La bibliotecaria, Marie. È il grande cuore del romanzo. Costituisce il legame tra il protagonista e i lettori. I lettori in generale, anche coloro che non stanno leggendo il mio romanzo. Marie sa educare Libero attraverso i libri: non con testi che hanno solo il compito di acculturarlo, ma con libri che sono, invece, legati al sentimento che lo anima al momento. Dapprima gli consiglia Albert Camus, che folgora il ragazzo: Lo straniero gli comunica il senso di spaesamento e lo invita a rifiutare la freddezza e a meravigliarsi del mondo. Da Dino Buzzati, Il deserto dei Tartari, accoglie l'allarme a evadere dal trantràn. Il poeta Walt Whitman gli insegna l'arte di aspettare e quella della seduzione, come affrontare i lutti e come godere delle piccole gioie, che sono quelle che fanno andare avanti. Ma chi gli entra proprio nella pelle è William Faulkner con Mentre morivo. È il romanzo che lo compenetra durante la perdita della madre. Gli insegna che la morte è anche e soprattutto rigenerazione. Avrebbe dovuto intitolarsi Mentre vivevo perché, in realtà, è un libro sulla vita. Come avevamo deciso per il mio romanzo, in un primo momento, il titolo Mentre amavo. Poi ho preferito Atti osceni in luogo privato.

Libero abita in due città: la Parigi degli anni Settanta, poi la Milano degli Ottanta. Come le vive?

Parigi è la città dell'adolescenza e della primissima giovinezza.
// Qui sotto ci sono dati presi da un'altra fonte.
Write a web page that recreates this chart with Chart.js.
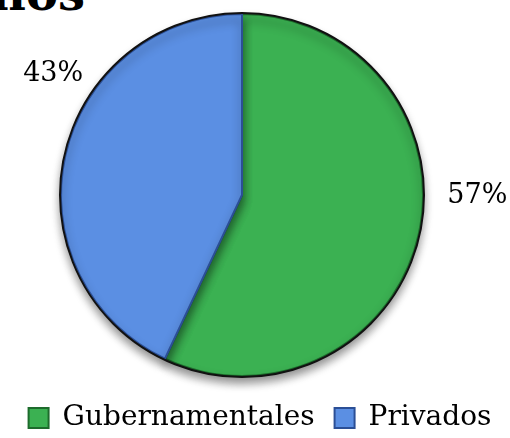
<!DOCTYPE html>
<html>
<head>
<meta charset="utf-8">
<script src="https://cdn.jsdelivr.net/npm/chart.js@4"></script>
<style>
  html, body { margin: 0; padding: 0; background: #fff; }
  #wrap { position: relative; width: 510px; height: 438px; overflow: hidden; }
  #title {
    position: absolute; right: 425px; top: -31px;
    font: bold 48px "DejaVu Serif", serif; line-height: 48px;
    white-space: nowrap; color: #000;
  }
  canvas { position: absolute; left: 0; top: 0; }
</style>
</head>
<body>
<div id="wrap">
  <div id="title">Dueños</div>
  <canvas id="pie" width="510" height="438"></canvas>
</div>
<script>
// chart data
const categories = ['Gubernamentales', 'Privados'];
const shares = [57, 43];
const fillColors = ['#3bb152', '#5b8fe3'];
const edgeColors = ['#1d6b2c', '#2b4f96'];

// where each % label sits: fraction along its slice, and distance as a multiple of the radius
const labelSpots = [
  { along: 0.44, dist: 1.30 },
  { along: 0.63, dist: 1.24 }
];

// pie sits left of centre, legend slightly right of centre in the original
const pieTrimRight = 26;
const legendShiftX = 5;
const legendShiftY = 7;

const pctLabels = {
  id: 'pctLabels',
  afterLayout(chart) {
    chart.chartArea.right -= pieTrimRight;
    chart.chartArea.width -= pieTrimRight;
    const lg = chart.legend;
    if (lg) {
      lg.left += legendShiftX; lg.right += legendShiftX;
      lg.top += legendShiftY; lg.bottom += legendShiftY;
    }
  },
  beforeDatasetsDraw(chart) {
    const ctx = chart.ctx;
    ctx.save();
    ctx.shadowColor = 'rgba(0,0,0,0.45)';
    ctx.shadowBlur = 10;
    ctx.shadowOffsetY = 6;
  },
  afterDatasetsDraw(chart) {
    const ctx = chart.ctx;
    ctx.restore();
    const arcs = chart.getDatasetMeta(0).data;
    if (!arcs.length) return;
    const cx = arcs[0].x, cy = arcs[0].y, R = arcs[0].outerRadius;

    // outer dark rim
    ctx.save();
    ctx.beginPath();
    ctx.arc(cx, cy, R + 1, 0, Math.PI * 2);
    ctx.lineWidth = 2;
    ctx.strokeStyle = '#111';
    ctx.stroke();
    ctx.restore();

    ctx.save();
    ctx.font = '27px "DejaVu Serif", serif';
    ctx.fillStyle = '#000';
    ctx.textAlign = 'center';
    ctx.textBaseline = 'middle';
    arcs.forEach((arc, i) => {
      const spot = labelSpots[i];
      const a = arc.startAngle + (arc.endAngle - arc.startAngle) * spot.along;
      const x = cx + Math.cos(a) * R * spot.dist;
      const y = cy + Math.sin(a) * R * spot.dist;
      ctx.fillText(shares[i] + '%', x, y);
    });
    ctx.restore();
  }
};

new Chart(document.getElementById('pie'), {
  type: 'pie',
  data: {
    labels: categories,
    datasets: [{
      data: shares,
      backgroundColor: fillColors,
      borderColor: edgeColors,
      borderWidth: 2
    }]
  },
  options: {
    responsive: false,
    animation: false,
    layout: { padding: { top: 13, bottom: 3, left: 0, right: 0 } },
    plugins: {
      tooltip: { enabled: false },
      legend: {
        position: 'bottom',
        labels: {
          color: '#000',
          font: { family: '"DejaVu Serif", serif', size: 28 },
          boxWidth: 20,
          boxHeight: 20,
          padding: 20
        }
      }
    }
  },
  plugins: [pctLabels]
});
</script>
</body>
</html>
È un luogo di sogno. Milano rappresenta la scoperta della consapevolezza, la consistenza dolorosa che lo fa uomo. Per la prima volta Libero si sente nel mondo. A Parigi lascia una ragazza amatissima, la sua prima vera passione, Lunette. Un passaggio difficilissimo, per lui, perché Lunette non va dimenticata, ma introiettata. Avrà una bulimia di donne, prima di incontrare quella giusta: ciascuna importante, mai strumento, perché a me, come ho detto, non interessa il sesso in sè. L'universo femminile rappresenta la vita. Le donne rimettono tutte al mondo Libero, a cominciare dalla madre.
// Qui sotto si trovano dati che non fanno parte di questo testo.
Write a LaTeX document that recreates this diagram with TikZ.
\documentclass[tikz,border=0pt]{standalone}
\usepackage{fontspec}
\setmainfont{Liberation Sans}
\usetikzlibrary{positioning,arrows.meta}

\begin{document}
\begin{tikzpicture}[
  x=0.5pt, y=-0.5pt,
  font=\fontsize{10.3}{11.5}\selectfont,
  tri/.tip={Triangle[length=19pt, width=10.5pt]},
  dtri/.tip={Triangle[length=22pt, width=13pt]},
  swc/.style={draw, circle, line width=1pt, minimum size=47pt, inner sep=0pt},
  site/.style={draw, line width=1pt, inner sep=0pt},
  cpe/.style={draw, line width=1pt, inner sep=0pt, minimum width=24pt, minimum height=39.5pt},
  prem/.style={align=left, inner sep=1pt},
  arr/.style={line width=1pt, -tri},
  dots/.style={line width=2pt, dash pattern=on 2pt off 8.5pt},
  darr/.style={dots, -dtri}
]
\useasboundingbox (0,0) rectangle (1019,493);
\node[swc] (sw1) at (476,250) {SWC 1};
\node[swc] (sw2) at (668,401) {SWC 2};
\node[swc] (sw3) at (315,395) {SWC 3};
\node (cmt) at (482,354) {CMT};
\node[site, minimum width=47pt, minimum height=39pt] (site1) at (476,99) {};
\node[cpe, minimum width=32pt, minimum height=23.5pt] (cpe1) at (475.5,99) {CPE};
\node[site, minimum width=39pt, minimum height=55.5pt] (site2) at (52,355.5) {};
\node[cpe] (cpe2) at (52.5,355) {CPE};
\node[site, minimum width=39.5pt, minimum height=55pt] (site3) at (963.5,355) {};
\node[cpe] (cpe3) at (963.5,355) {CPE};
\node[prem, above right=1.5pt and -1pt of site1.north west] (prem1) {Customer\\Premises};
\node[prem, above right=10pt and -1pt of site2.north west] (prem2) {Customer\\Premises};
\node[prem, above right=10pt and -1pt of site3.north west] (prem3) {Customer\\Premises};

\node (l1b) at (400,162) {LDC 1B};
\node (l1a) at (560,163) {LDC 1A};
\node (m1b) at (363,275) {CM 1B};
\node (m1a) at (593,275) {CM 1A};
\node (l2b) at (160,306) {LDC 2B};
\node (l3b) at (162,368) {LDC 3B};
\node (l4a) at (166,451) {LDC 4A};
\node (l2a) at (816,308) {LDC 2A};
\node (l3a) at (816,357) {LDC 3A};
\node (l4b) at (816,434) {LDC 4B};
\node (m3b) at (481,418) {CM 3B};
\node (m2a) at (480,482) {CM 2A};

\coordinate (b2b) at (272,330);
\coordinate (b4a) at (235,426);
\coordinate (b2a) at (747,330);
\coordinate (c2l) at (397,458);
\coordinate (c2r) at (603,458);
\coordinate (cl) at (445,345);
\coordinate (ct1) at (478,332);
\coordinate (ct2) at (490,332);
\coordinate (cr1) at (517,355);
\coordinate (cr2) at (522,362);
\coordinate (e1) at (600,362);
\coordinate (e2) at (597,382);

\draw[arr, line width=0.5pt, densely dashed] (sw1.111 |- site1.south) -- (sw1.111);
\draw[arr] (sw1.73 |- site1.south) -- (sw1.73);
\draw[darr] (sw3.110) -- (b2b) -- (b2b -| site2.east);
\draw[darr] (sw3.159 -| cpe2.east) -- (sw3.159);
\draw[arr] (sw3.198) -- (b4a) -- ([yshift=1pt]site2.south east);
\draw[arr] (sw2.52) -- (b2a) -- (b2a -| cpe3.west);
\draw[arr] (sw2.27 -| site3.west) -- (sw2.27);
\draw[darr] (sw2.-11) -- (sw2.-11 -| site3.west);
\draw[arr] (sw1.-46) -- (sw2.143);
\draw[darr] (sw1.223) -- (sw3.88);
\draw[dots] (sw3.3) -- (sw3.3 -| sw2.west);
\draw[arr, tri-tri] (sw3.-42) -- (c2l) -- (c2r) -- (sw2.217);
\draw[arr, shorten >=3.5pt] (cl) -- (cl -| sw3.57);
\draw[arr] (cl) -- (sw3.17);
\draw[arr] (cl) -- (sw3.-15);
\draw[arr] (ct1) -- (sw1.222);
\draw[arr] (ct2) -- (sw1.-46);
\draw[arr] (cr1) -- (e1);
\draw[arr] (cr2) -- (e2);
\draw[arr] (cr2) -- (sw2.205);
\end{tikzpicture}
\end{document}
C'è un altro tema, più lieve, che attraversa il suo romanzo: il gioco del tennis. Campeggia da protagonista John McEnroe: ma perché, con una delle sue «oscenità», lo fa diventare raffigurazione della madre morente?

McEnroe è un personaggio dal molto talento, dalle molte bizze, inimbrigliabile: come Madame Marsell, la madre di Libero. Il campione poteva urlare cose irripetibili al pubblico, come perdere con classe signorile. Madame Marsell decide di uscire di scena così: con incanto, gioiosamente, come fece anche Frida Kahlo. È il più grande atto d'amore. La madre fa mostra di grande dignità perché ha vinto molto, anche se adesso perde. È il McEnroe di Parigi, del Roland Garros. E lascia una grande eredità: tutti i tumulti che ha vissuto con grande libertà. Perché esser vivi significa esistere tumultuosamente.

La morte della madre coincide con la formazione di una nuova famiglia. La compagna di Libero partorisce un figlio: Alessandro. Il suo protagonista è diventato, finalmente, all'altezza del proprio nome?

Nel lettone con la moglie Anna, il pensiero a Madame Marsell appena scomparsa, stringendosi al petto il figlioletto neonato, Libero può assaporare per la prima volta una sorta di completezza e serenità. Sta per compiere trentasei anni, la pienezza lo attenderà in futuro a cinquanta, sessant'anni. Per ora deve accontentarsi di un sentimento non ancora gestibile. Ma può, finalmente, generare il suo nome, che accenna a cieli sconfinati, attraverso il figlio.